> _Required task_:
Your copy of the material must match it exactly, except that pictures are dropped.

> _Stored data_:
>>>

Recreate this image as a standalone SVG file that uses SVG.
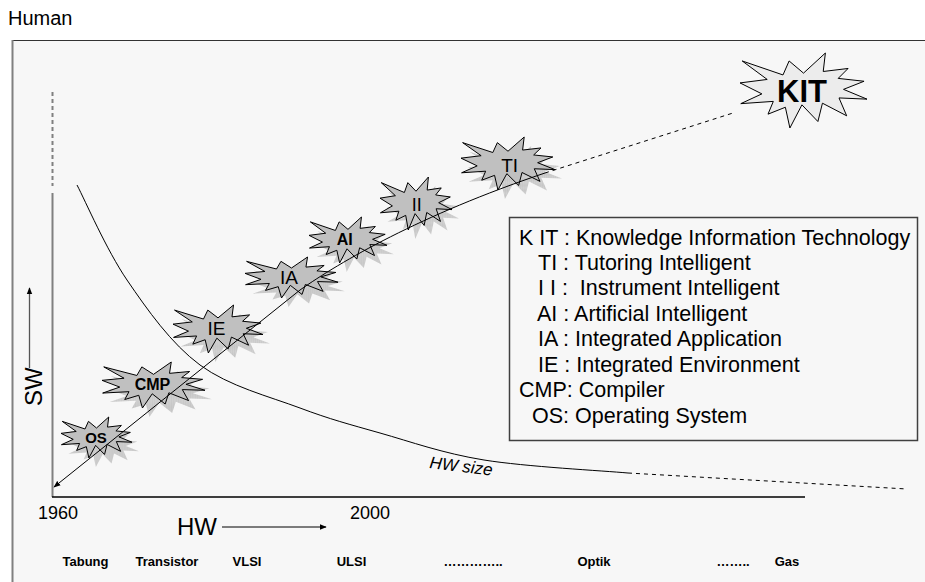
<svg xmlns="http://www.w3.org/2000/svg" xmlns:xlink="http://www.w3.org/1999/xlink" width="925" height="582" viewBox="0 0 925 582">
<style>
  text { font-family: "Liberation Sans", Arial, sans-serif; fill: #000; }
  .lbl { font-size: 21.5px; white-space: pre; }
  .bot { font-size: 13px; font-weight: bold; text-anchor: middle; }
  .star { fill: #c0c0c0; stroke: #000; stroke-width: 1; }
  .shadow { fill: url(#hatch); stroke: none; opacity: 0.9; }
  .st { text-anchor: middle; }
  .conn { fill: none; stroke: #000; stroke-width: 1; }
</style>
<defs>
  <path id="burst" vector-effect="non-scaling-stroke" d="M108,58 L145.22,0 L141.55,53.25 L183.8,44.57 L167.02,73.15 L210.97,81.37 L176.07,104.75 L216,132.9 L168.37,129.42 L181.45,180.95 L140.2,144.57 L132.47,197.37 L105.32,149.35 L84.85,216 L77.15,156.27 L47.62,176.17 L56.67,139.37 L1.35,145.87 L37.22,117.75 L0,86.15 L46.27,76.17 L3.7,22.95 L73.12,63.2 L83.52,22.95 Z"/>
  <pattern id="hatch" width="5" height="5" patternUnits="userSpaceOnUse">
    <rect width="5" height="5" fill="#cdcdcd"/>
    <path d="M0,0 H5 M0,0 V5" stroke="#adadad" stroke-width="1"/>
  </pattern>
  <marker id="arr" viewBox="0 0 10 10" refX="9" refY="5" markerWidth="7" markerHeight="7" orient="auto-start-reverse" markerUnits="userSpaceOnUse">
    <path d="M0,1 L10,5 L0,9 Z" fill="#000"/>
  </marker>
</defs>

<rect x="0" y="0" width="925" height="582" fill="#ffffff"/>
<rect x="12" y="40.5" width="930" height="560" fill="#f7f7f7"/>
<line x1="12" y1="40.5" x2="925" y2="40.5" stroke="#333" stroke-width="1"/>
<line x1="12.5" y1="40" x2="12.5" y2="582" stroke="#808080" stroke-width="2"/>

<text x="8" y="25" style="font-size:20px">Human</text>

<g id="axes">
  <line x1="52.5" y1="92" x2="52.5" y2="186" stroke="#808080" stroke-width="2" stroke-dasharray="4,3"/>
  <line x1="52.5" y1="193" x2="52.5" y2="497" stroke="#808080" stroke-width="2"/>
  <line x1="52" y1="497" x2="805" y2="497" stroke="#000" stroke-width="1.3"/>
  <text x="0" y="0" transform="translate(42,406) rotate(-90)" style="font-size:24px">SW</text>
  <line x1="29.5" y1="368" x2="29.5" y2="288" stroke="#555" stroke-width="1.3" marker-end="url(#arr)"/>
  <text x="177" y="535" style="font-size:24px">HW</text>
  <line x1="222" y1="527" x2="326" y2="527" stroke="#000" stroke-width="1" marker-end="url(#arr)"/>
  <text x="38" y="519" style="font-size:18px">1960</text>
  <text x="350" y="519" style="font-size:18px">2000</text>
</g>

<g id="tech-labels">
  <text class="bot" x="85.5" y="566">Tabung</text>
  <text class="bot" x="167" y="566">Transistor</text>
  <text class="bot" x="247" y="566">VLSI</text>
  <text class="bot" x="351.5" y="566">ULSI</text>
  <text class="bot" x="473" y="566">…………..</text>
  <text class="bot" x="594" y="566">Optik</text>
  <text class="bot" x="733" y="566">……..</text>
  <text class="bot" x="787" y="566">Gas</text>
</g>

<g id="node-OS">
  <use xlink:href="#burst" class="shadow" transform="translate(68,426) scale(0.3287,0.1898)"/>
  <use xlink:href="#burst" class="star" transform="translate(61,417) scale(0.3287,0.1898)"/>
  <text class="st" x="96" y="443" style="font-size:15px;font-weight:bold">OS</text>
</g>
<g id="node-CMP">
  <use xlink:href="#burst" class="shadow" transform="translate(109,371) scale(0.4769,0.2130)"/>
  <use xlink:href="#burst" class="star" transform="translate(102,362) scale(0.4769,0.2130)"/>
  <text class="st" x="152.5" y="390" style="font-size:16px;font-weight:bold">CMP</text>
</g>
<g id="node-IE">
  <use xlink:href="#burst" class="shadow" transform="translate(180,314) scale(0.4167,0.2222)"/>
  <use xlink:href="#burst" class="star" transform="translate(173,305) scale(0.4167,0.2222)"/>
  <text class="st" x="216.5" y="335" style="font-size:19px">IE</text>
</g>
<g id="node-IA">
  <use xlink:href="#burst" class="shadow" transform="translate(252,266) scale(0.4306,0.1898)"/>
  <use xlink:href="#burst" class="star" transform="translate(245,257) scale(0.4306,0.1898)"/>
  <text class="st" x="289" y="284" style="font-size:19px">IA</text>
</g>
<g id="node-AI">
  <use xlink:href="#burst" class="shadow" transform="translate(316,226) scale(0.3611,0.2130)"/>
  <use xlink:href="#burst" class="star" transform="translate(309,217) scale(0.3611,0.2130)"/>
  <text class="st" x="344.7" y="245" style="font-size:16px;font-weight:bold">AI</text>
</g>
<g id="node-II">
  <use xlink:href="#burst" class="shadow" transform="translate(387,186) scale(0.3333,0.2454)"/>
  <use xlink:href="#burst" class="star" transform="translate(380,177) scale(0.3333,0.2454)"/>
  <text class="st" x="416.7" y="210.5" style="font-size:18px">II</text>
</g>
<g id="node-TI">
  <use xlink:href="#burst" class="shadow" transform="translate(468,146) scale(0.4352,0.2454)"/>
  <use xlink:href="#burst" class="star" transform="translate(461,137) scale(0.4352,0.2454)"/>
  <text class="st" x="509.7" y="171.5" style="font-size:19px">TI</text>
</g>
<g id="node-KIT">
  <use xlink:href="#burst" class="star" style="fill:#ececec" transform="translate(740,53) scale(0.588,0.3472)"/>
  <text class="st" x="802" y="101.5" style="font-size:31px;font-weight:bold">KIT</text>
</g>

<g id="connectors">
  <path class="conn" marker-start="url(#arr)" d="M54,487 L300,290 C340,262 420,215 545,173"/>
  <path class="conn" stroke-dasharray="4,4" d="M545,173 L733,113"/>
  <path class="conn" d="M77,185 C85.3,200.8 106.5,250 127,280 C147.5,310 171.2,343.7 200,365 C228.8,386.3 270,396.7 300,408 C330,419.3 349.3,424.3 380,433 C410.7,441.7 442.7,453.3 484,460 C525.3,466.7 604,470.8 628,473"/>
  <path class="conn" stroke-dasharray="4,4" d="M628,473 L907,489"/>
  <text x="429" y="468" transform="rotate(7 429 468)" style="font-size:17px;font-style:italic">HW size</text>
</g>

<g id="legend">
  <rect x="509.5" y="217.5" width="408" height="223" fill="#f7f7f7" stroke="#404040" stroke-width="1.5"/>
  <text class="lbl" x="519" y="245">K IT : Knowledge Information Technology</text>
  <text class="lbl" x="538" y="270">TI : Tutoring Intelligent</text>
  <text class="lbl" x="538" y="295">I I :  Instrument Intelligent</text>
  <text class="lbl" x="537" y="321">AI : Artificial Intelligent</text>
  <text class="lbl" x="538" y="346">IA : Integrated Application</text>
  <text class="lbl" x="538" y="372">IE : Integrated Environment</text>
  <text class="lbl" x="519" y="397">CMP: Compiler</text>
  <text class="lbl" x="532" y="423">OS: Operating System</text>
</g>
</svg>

<<<

> _Output of the exercise_:
Recreate this image as a standalone SVG file that uses SVG.
<svg xmlns="http://www.w3.org/2000/svg" xmlns:xlink="http://www.w3.org/1999/xlink" width="925" height="582" viewBox="0 0 925 582">
<style>
  text { font-family: "Liberation Sans", Arial, sans-serif; fill: #000; }
  .lbl { font-size: 21.5px; white-space: pre; }
  .bot { font-size: 13px; font-weight: bold; text-anchor: middle; }
  .star { fill: #c0c0c0; stroke: #000; stroke-width: 1; }
  .shadow { fill: url(#hatch); stroke: none; opacity: 0.9; }
  .st { text-anchor: middle; }
  .conn { fill: none; stroke: #000; stroke-width: 1; }
</style>
<defs>
  <path id="burst" vector-effect="non-scaling-stroke" d="M108,58 L145.22,0 L141.55,53.25 L183.8,44.57 L167.02,73.15 L210.97,81.37 L176.07,104.75 L216,132.9 L168.37,129.42 L181.45,180.95 L140.2,144.57 L132.47,197.37 L105.32,149.35 L84.85,216 L77.15,156.27 L47.62,176.17 L56.67,139.37 L1.35,145.87 L37.22,117.75 L0,86.15 L46.27,76.17 L3.7,22.95 L73.12,63.2 L83.52,22.95 Z"/>
  <pattern id="hatch" width="5" height="5" patternUnits="userSpaceOnUse">
    <rect width="5" height="5" fill="#cdcdcd"/>
    <path d="M0,0 H5 M0,0 V5" stroke="#adadad" stroke-width="1"/>
  </pattern>
  <marker id="arr" viewBox="0 0 10 10" refX="9" refY="5" markerWidth="7" markerHeight="7" orient="auto-start-reverse" markerUnits="userSpaceOnUse">
    <path d="M0,1 L10,5 L0,9 Z" fill="#000"/>
  </marker>
</defs>

<rect x="0" y="0" width="925" height="582" fill="#ffffff"/>
<rect x="12" y="40.5" width="930" height="560" fill="#f7f7f7"/>
<line x1="12" y1="40.5" x2="925" y2="40.5" stroke="#333" stroke-width="1"/>
<line x1="12.5" y1="40" x2="12.5" y2="582" stroke="#808080" stroke-width="2"/>

<text x="8" y="25" style="font-size:20px">Human</text>

<g id="axes">
  <line x1="52.5" y1="92" x2="52.5" y2="186" stroke="#808080" stroke-width="2" stroke-dasharray="4,3"/>
  <line x1="52.5" y1="193" x2="52.5" y2="497" stroke="#808080" stroke-width="2"/>
  <line x1="52" y1="497" x2="805" y2="497" stroke="#000" stroke-width="1.3"/>
  <text x="0" y="0" transform="translate(42,406) rotate(-90)" style="font-size:24px">SW</text>
  <line x1="29.5" y1="368" x2="29.5" y2="288" stroke="#555" stroke-width="1.3" marker-end="url(#arr)"/>
  <text x="177" y="535" style="font-size:24px">HW</text>
  <line x1="222" y1="527" x2="326" y2="527" stroke="#000" stroke-width="1" marker-end="url(#arr)"/>
  <text x="38" y="519" style="font-size:18px">1960</text>
  <text x="350" y="519" style="font-size:18px">2000</text>
</g>

<g id="tech-labels">
  <text class="bot" x="85.5" y="566">Tabung</text>
  <text class="bot" x="167" y="566">Transistor</text>
  <text class="bot" x="247" y="566">VLSI</text>
  <text class="bot" x="351.5" y="566">ULSI</text>
  <text class="bot" x="473" y="566">…………..</text>
  <text class="bot" x="594" y="566">Optik</text>
  <text class="bot" x="733" y="566">……..</text>
  <text class="bot" x="787" y="566">Gas</text>
</g>

<g id="node-OS">
  <use xlink:href="#burst" class="shadow" transform="translate(68,426) scale(0.3287,0.1898)"/>
  <use xlink:href="#burst" class="star" transform="translate(61,417) scale(0.3287,0.1898)"/>
  <text class="st" x="96" y="443" style="font-size:15px;font-weight:bold">OS</text>
</g>
<g id="node-CMP">
  <use xlink:href="#burst" class="shadow" transform="translate(109,371) scale(0.4769,0.2130)"/>
  <use xlink:href="#burst" class="star" transform="translate(102,362) scale(0.4769,0.2130)"/>
  <text class="st" x="152.5" y="390" style="font-size:16px;font-weight:bold">CMP</text>
</g>
<g id="node-IE">
  <use xlink:href="#burst" class="shadow" transform="translate(180,314) scale(0.4167,0.2222)"/>
  <use xlink:href="#burst" class="star" transform="translate(173,305) scale(0.4167,0.2222)"/>
  <text class="st" x="216.5" y="335" style="font-size:19px">IE</text>
</g>
<g id="node-IA">
  <use xlink:href="#burst" class="shadow" transform="translate(252,266) scale(0.4306,0.1898)"/>
  <use xlink:href="#burst" class="star" transform="translate(245,257) scale(0.4306,0.1898)"/>
  <text class="st" x="289" y="284" style="font-size:19px">IA</text>
</g>
<g id="node-AI">
  <use xlink:href="#burst" class="shadow" transform="translate(316,226) scale(0.3611,0.2130)"/>
  <use xlink:href="#burst" class="star" transform="translate(309,217) scale(0.3611,0.2130)"/>
  <text class="st" x="344.7" y="245" style="font-size:16px;font-weight:bold">AI</text>
</g>
<g id="node-II">
  <use xlink:href="#burst" class="shadow" transform="translate(387,186) scale(0.3333,0.2454)"/>
  <use xlink:href="#burst" class="star" transform="translate(380,177) scale(0.3333,0.2454)"/>
  <text class="st" x="416.7" y="210.5" style="font-size:18px">II</text>
</g>
<g id="node-TI">
  <use xlink:href="#burst" class="shadow" transform="translate(468,146) scale(0.4352,0.2454)"/>
  <use xlink:href="#burst" class="star" transform="translate(461,137) scale(0.4352,0.2454)"/>
  <text class="st" x="509.7" y="171.5" style="font-size:19px">TI</text>
</g>
<g id="node-KIT">
  <use xlink:href="#burst" class="star" style="fill:#ececec" transform="translate(740,53) scale(0.588,0.3472)"/>
  <text class="st" x="802" y="101.5" style="font-size:31px;font-weight:bold">KIT</text>
</g>

<g id="connectors">
  <path class="conn" marker-start="url(#arr)" d="M54,487 L300,290 C340,262 420,215 545,173"/>
  <path class="conn" stroke-dasharray="4,4" d="M545,173 L733,113"/>
  <path class="conn" d="M77,185 C85.3,200.8 106.5,250 127,280 C147.5,310 171.2,343.7 200,365 C228.8,386.3 270,396.7 300,408 C330,419.3 349.3,424.3 380,433 C410.7,441.7 442.7,453.3 484,460 C525.3,466.7 604,470.8 628,473"/>
  <path class="conn" stroke-dasharray="4,4" d="M628,473 L907,489"/>
  <text x="429" y="468" transform="rotate(7 429 468)" style="font-size:17px;font-style:italic">HW size</text>
</g>

<g id="legend">
  <rect x="509.5" y="217.5" width="408" height="223" fill="#f7f7f7" stroke="#404040" stroke-width="1.5"/>
  <text class="lbl" x="519" y="245">K IT : Knowledge Information Technology</text>
  <text class="lbl" x="538" y="270">TI : Tutoring Intelligent</text>
  <text class="lbl" x="538" y="295">I I :  Instrument Intelligent</text>
  <text class="lbl" x="537" y="321">AI : Artificial Intelligent</text>
  <text class="lbl" x="538" y="346">IA : Integrated Application</text>
  <text class="lbl" x="538" y="372">IE : Integrated Environment</text>
  <text class="lbl" x="519" y="397">CMP: Compiler</text>
  <text class="lbl" x="532" y="423">OS: Operating System</text>
</g>
</svg>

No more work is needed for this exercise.